Skip all pictures, then copy the lines from the start of the data through the line with "bg.plot([46, 602], [321, 321], color=bar_color, linewidth=2)", keeping both ends.

╭──

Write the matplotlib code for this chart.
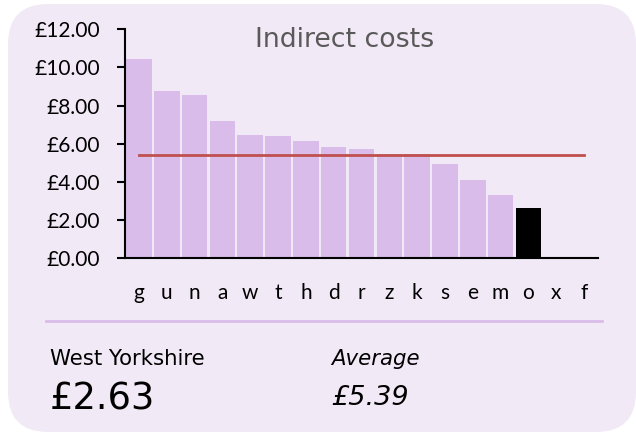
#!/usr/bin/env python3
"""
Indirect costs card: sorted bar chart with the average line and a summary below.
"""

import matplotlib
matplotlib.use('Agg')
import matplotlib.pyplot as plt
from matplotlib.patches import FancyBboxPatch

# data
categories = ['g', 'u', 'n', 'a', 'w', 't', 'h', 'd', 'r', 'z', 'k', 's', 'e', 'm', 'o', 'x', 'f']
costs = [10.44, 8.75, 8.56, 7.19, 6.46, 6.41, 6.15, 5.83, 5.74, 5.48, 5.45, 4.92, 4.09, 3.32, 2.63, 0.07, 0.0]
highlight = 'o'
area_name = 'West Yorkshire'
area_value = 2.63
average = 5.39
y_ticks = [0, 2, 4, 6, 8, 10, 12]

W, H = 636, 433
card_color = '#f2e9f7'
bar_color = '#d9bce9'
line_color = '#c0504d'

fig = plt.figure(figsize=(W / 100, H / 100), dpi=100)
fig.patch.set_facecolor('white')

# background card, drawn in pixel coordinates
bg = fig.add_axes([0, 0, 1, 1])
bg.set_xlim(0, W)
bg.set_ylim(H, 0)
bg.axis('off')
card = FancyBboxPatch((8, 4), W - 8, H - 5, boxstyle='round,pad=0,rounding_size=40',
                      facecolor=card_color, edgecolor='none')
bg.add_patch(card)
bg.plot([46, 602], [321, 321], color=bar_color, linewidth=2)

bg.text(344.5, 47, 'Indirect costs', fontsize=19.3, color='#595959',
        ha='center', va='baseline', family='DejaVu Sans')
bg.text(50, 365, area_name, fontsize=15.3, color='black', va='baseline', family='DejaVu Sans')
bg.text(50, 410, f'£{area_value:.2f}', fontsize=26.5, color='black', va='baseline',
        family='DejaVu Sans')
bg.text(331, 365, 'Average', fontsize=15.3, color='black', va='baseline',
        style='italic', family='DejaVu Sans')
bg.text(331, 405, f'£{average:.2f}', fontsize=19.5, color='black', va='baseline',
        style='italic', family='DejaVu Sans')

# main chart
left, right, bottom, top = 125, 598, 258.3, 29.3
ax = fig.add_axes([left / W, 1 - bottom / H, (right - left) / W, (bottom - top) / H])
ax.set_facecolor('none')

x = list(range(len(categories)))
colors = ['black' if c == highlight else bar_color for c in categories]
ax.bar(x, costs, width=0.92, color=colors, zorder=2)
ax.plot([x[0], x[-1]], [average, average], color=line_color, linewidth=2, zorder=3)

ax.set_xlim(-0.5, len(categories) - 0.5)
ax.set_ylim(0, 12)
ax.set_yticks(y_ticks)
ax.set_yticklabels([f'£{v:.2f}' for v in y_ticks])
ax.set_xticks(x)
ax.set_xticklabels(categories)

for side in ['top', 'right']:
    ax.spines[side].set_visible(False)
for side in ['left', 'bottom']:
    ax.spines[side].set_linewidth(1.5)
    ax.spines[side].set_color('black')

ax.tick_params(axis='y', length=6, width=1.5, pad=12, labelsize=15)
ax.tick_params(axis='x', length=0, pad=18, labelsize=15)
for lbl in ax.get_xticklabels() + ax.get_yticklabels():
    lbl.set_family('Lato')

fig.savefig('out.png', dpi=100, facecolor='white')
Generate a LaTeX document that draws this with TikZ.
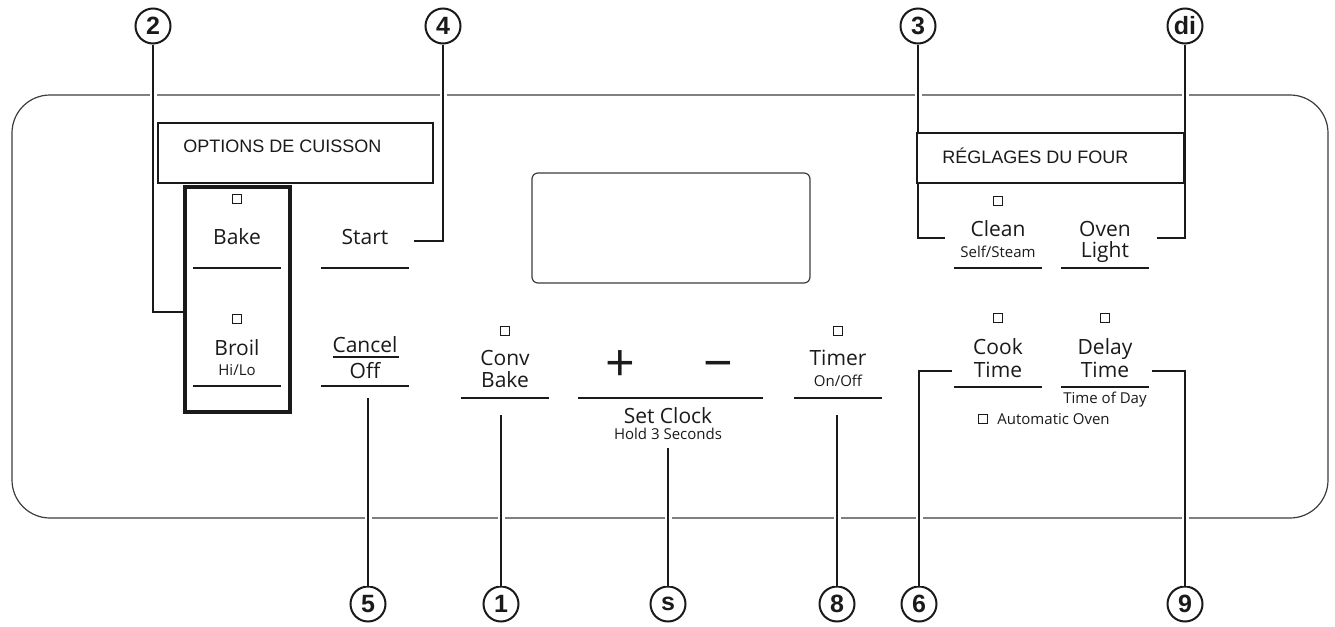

╰──

■ **SOLUTION FOR THIS EXERCISE**:
Write the matplotlib code for this chart.
#!/usr/bin/env python3
"""
Indirect costs card: sorted bar chart with the average line and a summary below.
"""

import matplotlib
matplotlib.use('Agg')
import matplotlib.pyplot as plt
from matplotlib.patches import FancyBboxPatch

# data
categories = ['g', 'u', 'n', 'a', 'w', 't', 'h', 'd', 'r', 'z', 'k', 's', 'e', 'm', 'o', 'x', 'f']
costs = [10.44, 8.75, 8.56, 7.19, 6.46, 6.41, 6.15, 5.83, 5.74, 5.48, 5.45, 4.92, 4.09, 3.32, 2.63, 0.07, 0.0]
highlight = 'o'
area_name = 'West Yorkshire'
area_value = 2.63
average = 5.39
y_ticks = [0, 2, 4, 6, 8, 10, 12]

W, H = 636, 433
card_color = '#f2e9f7'
bar_color = '#d9bce9'
line_color = '#c0504d'

fig = plt.figure(figsize=(W / 100, H / 100), dpi=100)
fig.patch.set_facecolor('white')

# background card, drawn in pixel coordinates
bg = fig.add_axes([0, 0, 1, 1])
bg.set_xlim(0, W)
bg.set_ylim(H, 0)
bg.axis('off')
card = FancyBboxPatch((8, 4), W - 8, H - 5, boxstyle='round,pad=0,rounding_size=40',
                      facecolor=card_color, edgecolor='none')
bg.add_patch(card)
bg.plot([46, 602], [321, 321], color=bar_color, linewidth=2)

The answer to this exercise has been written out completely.